Commonly referred to simply by Oaxaca but officially named Oaxaca de Juarez, is a city and the capital of the Mexican state of the same name. Its cultural festivities, its art community, its colonial influence, its never-ending list of museums, its coffee and chocolate as well as its unmatched markets offering local cuisine and handcrafts make Oaxaca a favorite among Mexicans and foreigners and it should certainly not be missed during your stay in Mexico!
Markets abound in the city, the most famous one being Mercado 20 de Noviembre. Oaxaca is specially known for its intricate handcrafts, textiles and decorations but the most notable item here are “alebrijes“. Alebrijes are wood-carved Mexican folk art creatures that look like they come from a completely different world due to their striking colors and their unnatural figures. The story behind them is that Pedro Linares, a Mexican artists dreamt about these creatures while he was ill and unconscious. When he recovered, he recreated what he saw (although, another version of the story tells that he really saw them while he was high on LSD or peyote).
Another thing Oaxaca is famous for is its open-minded art community. For this reason, art museums are found in every corner of the city. The most famous ones are Museo de Arte Contemporáneo, Centro de las Artes de San Agustin Etla, Museo Casa de Juárez, Centro Cultural de Santo Domingo, Museo Rufino Tamayo, among others. Simply walking around, you’ll stumble across hundreds of privately-owned galleries as well – A dream for the lovers of art, especially those interested in contemporary works.

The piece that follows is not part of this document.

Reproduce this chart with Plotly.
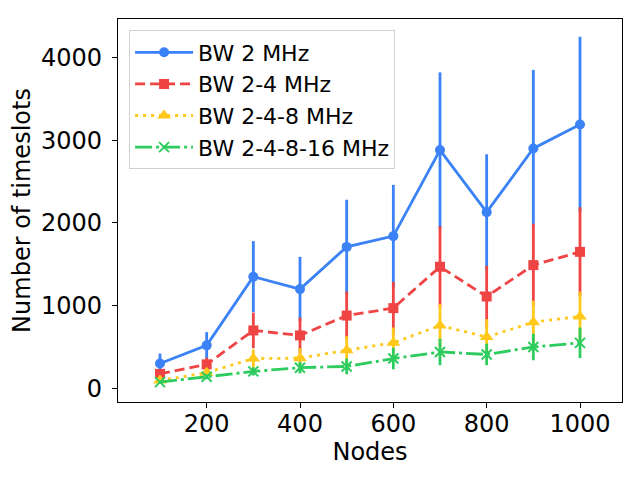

Oaxaca’s colonial heritage is notable – especially in its architecture. Every house comes in bright colors and the amount of Baroque cathedrals abound – you’ll find one in almost every corner! The main and most famous one Cathedral of Our Lady of the Assumption, found in the middle of El Zócalo and just steps away from the 20 de Noviembre market.
Finding accommodation here will not be a problem. For budget travellers, hostels range from $100 pesos per night and $400 for a private room but also look into the possibility of staying at hotels as sometimes they can be cheaper. Highly recommended is Chocolate Posada Hotel (Mina, Nº. 212, Centro) with private rooms available for only $200 pesos with shared bathrooms and $250 for private bathrooms. It is also a restaurant and chocolate store – one of the best and most economic in the city!
Major cities offer bus rides as well as flights to Oaxaca City.